AIM: Without the pictures, copy the entries below word for word.

EXERCISE MATERIALS:
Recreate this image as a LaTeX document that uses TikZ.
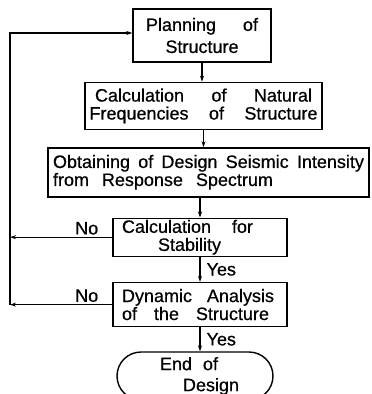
\documentclass[tikz,border=0pt]{standalone}
\usepackage{fontspec}
\setmainfont{Liberation Sans}[FakeBold=0.6]
\usetikzlibrary{arrows.meta,positioning,shapes.misc}
\newcommand{\spreadtext}[2]{\makebox[#1][s]{\spaceskip=.3em plus 1fil\relax #2}}

\begin{document}
\begin{tikzpicture}[x=1pt,y=-1pt,>={Stealth[length=6pt,width=4pt]},
  every node/.style={font=\fontsize{18}{18}\selectfont},
  box/.style={draw,line width=1.4pt,inner sep=0pt},
  line/.style={line width=1.2pt},
  lbl/.style={inner sep=2pt}]
\useasboundingbox (0,0) rectangle (372,394);
\node[box,minimum width=138pt,minimum height=53pt,align=center] (plan) at (202,35.5)
  {\spreadtext{112pt}{Planning of}\\[4pt]Structure};
\node[box,minimum width=237pt,minimum height=47pt,align=center,below=19pt of plan,xshift=1.5pt] (calc)
  {\spreadtext{217pt}{Calculation of Natural}\\\spreadtext{228pt}{Frequencies of Structure}};
\node[box,minimum width=321pt,minimum height=49pt,text width=311pt,align=left,below=17pt of calc,xshift=5pt] (obt)
  {\spreadtext{311pt}{Obtaining of Design Seismic Intensity}\\\spreadtext{220pt}{from Response Spectrum}};
\node[box,minimum width=174pt,minimum height=38pt,text width=156pt,align=left,below=20pt of obt,xshift=-8.5pt] (stab)
  {\spreadtext{131pt}{Calculation for}\\\hspace*{36pt}Stability};
\node[box,minimum width=174pt,minimum height=44pt,text width=156pt,align=left,below=25pt of stab] (dyn)
  {\spreadtext{152pt}{Dynamic Analysis}\\\spreadtext{147pt}{of the Structure}};
\node[box,rounded rectangle,minimum width=156pt,minimum height=48pt,text width=90pt,align=left,below=24pt of dyn,xshift=-5pt] (fin)
  {\hspace*{10pt}\spreadtext{58pt}{End of}\\[3pt]\hspace*{33pt}Design};
% main flow
\draw[line,->] (plan.south) -- (plan.south |- calc.north);
\draw[line,->] (calc.south) -- (calc.south |- obt.north);
\draw[line,->] (stab.north |- obt.south) -- (stab.north);
\draw[line,->] (stab) -- node[right,lbl,inner xsep=6pt]{Yes} (dyn);
\draw[line,->] (dyn.south) -- node[right,lbl,inner xsep=6pt]{Yes} (dyn.south |- fin.north);
% return loop
\coordinate (lft) at (10,33);
\draw[line,->] (stab.west) -- node[above,lbl,pos=0.25]{No} (stab.west -| lft);
\draw[line,->] (dyn.west) -- node[above,lbl,pos=0.25]{No} (dyn.west -| lft);
\draw[line,->] (dyn.west -| lft) -- (lft) -- (lft -| plan.west);
\end{tikzpicture}
\end{document}
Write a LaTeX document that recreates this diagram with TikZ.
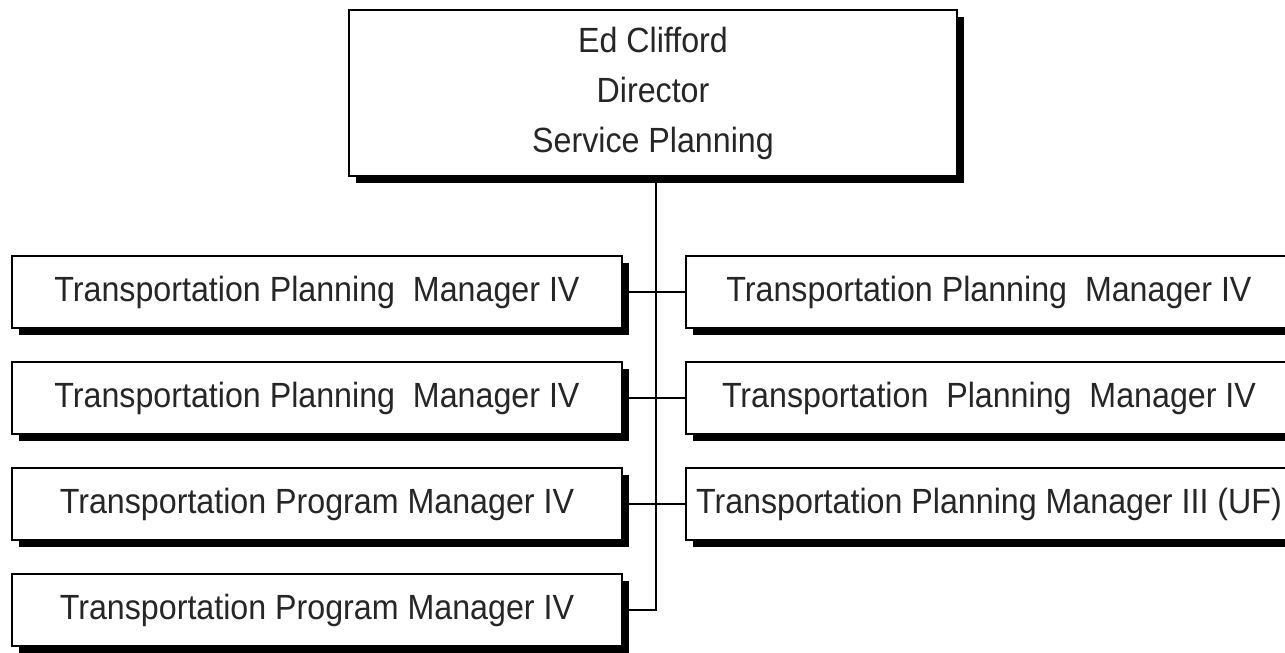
\documentclass[tikz,border=0pt]{standalone}
\usepackage{fontspec}
\setmainfont{Liberation Sans}[FakeStretch=0.92]
\usetikzlibrary{shadows}

\begin{document}
\begin{tikzpicture}[x=1pt,y=-1pt,
	post/.style={draw, line width=1.6pt, fill=white, inner sep=0pt, align=center,
		text=black!85, general shadow={fill=black, shadow xshift=7pt, shadow yshift=-7pt},
		font=\fontsize{35}{50}\selectfont},
	leftpost/.style={post, minimum width=610pt, minimum height=72pt},
	rightpost/.style={post, minimum width=606pt, minimum height=72pt},
	link/.style={line width=1.6pt}]
	\useasboundingbox (0,0) rectangle (1285,653);
	\clip (0,0) rectangle (1285,653);

	% Director
	\node [post, minimum width=608pt, minimum height=166pt] (director) at (653,93) {Ed Clifford\\Director\\Service Planning};

	% Left column
	\node [leftpost] (tpm1) at (317,292) {Transportation Planning~ Manager IV};
	\node [leftpost] (tpm2) at (317,398) {Transportation Planning~ Manager IV};
	\node [leftpost] (prog1) at (317,504) {Transportation Program Manager IV};
	\node [leftpost] (prog2) at (317,610) {Transportation Program Manager IV};

	% Right column
	\node [rightpost] (tpm3) at (989,292) {Transportation Planning~ Manager IV};
	\node [rightpost] (tpm4) at (989,398) {Transportation~ Planning~ Manager IV};
	\node [rightpost] (tpm5) at (989,504) {Transportation Planning Manager III (UF)};

	% Connectors
	\coordinate (elbow) at (656,610);
	\draw [link] (director.south -| elbow) -- (elbow) -- (prog2.east);
	\draw [link] (tpm1.east) -- (tpm3.west);
	\draw [link] (tpm2.east) -- (tpm4.west);
	\draw [link] (prog1.east) -- (tpm5.west);
\end{tikzpicture}
\end{document}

TASK OUTPUT:
Recreate this image as a LaTeX document that uses TikZ.
\documentclass[tikz,border=0pt]{standalone}
\usepackage{fontspec}
\setmainfont{Liberation Sans}[FakeBold=0.6]
\usetikzlibrary{arrows.meta,positioning,shapes.misc}
\newcommand{\spreadtext}[2]{\makebox[#1][s]{\spaceskip=.3em plus 1fil\relax #2}}

\begin{document}
\begin{tikzpicture}[x=1pt,y=-1pt,>={Stealth[length=6pt,width=4pt]},
  every node/.style={font=\fontsize{18}{18}\selectfont},
  box/.style={draw,line width=1.4pt,inner sep=0pt},
  line/.style={line width=1.2pt},
  lbl/.style={inner sep=2pt}]
\useasboundingbox (0,0) rectangle (372,394);
\node[box,minimum width=138pt,minimum height=53pt,align=center] (plan) at (202,35.5)
  {\spreadtext{112pt}{Planning of}\\[4pt]Structure};
\node[box,minimum width=237pt,minimum height=47pt,align=center,below=19pt of plan,xshift=1.5pt] (calc)
  {\spreadtext{217pt}{Calculation of Natural}\\\spreadtext{228pt}{Frequencies of Structure}};
\node[box,minimum width=321pt,minimum height=49pt,text width=311pt,align=left,below=17pt of calc,xshift=5pt] (obt)
  {\spreadtext{311pt}{Obtaining of Design Seismic Intensity}\\\spreadtext{220pt}{from Response Spectrum}};
\node[box,minimum width=174pt,minimum height=38pt,text width=156pt,align=left,below=20pt of obt,xshift=-8.5pt] (stab)
  {\spreadtext{131pt}{Calculation for}\\\hspace*{36pt}Stability};
\node[box,minimum width=174pt,minimum height=44pt,text width=156pt,align=left,below=25pt of stab] (dyn)
  {\spreadtext{152pt}{Dynamic Analysis}\\\spreadtext{147pt}{of the Structure}};
\node[box,rounded rectangle,minimum width=156pt,minimum height=48pt,text width=90pt,align=left,below=24pt of dyn,xshift=-5pt] (fin)
  {\hspace*{10pt}\spreadtext{58pt}{End of}\\[3pt]\hspace*{33pt}Design};
% main flow
\draw[line,->] (plan.south) -- (plan.south |- calc.north);
\draw[line,->] (calc.south) -- (calc.south |- obt.north);
\draw[line,->] (stab.north |- obt.south) -- (stab.north);
\draw[line,->] (stab) -- node[right,lbl,inner xsep=6pt]{Yes} (dyn);
\draw[line,->] (dyn.south) -- node[right,lbl,inner xsep=6pt]{Yes} (dyn.south |- fin.north);
% return loop
\coordinate (lft) at (10,33);
\draw[line,->] (stab.west) -- node[above,lbl,pos=0.25]{No} (stab.west -| lft);
\draw[line,->] (dyn.west) -- node[above,lbl,pos=0.25]{No} (dyn.west -| lft);
\draw[line,->] (dyn.west -| lft) -- (lft) -- (lft -| plan.west);
\end{tikzpicture}
\end{document}
Write a LaTeX document that recreates this diagram with TikZ.
\documentclass[tikz,border=0pt]{standalone}
\usepackage{fontspec}
\setmainfont{Liberation Sans}[FakeStretch=0.92]
\usetikzlibrary{shadows}

\begin{document}
\begin{tikzpicture}[x=1pt,y=-1pt,
	post/.style={draw, line width=1.6pt, fill=white, inner sep=0pt, align=center,
		text=black!85, general shadow={fill=black, shadow xshift=7pt, shadow yshift=-7pt},
		font=\fontsize{35}{50}\selectfont},
	leftpost/.style={post, minimum width=610pt, minimum height=72pt},
	rightpost/.style={post, minimum width=606pt, minimum height=72pt},
	link/.style={line width=1.6pt}]
	\useasboundingbox (0,0) rectangle (1285,653);
	\clip (0,0) rectangle (1285,653);

	% Director
	\node [post, minimum width=608pt, minimum height=166pt] (director) at (653,93) {Ed Clifford\\Director\\Service Planning};

	% Left column
	\node [leftpost] (tpm1) at (317,292) {Transportation Planning~ Manager IV};
	\node [leftpost] (tpm2) at (317,398) {Transportation Planning~ Manager IV};
	\node [leftpost] (prog1) at (317,504) {Transportation Program Manager IV};
	\node [leftpost] (prog2) at (317,610) {Transportation Program Manager IV};

	% Right column
	\node [rightpost] (tpm3) at (989,292) {Transportation Planning~ Manager IV};
	\node [rightpost] (tpm4) at (989,398) {Transportation~ Planning~ Manager IV};
	\node [rightpost] (tpm5) at (989,504) {Transportation Planning Manager III (UF)};

	% Connectors
	\coordinate (elbow) at (656,610);
	\draw [link] (director.south -| elbow) -- (elbow) -- (prog2.east);
	\draw [link] (tpm1.east) -- (tpm3.west);
	\draw [link] (tpm2.east) -- (tpm4.west);
	\draw [link] (prog1.east) -- (tpm5.west);
\end{tikzpicture}
\end{document}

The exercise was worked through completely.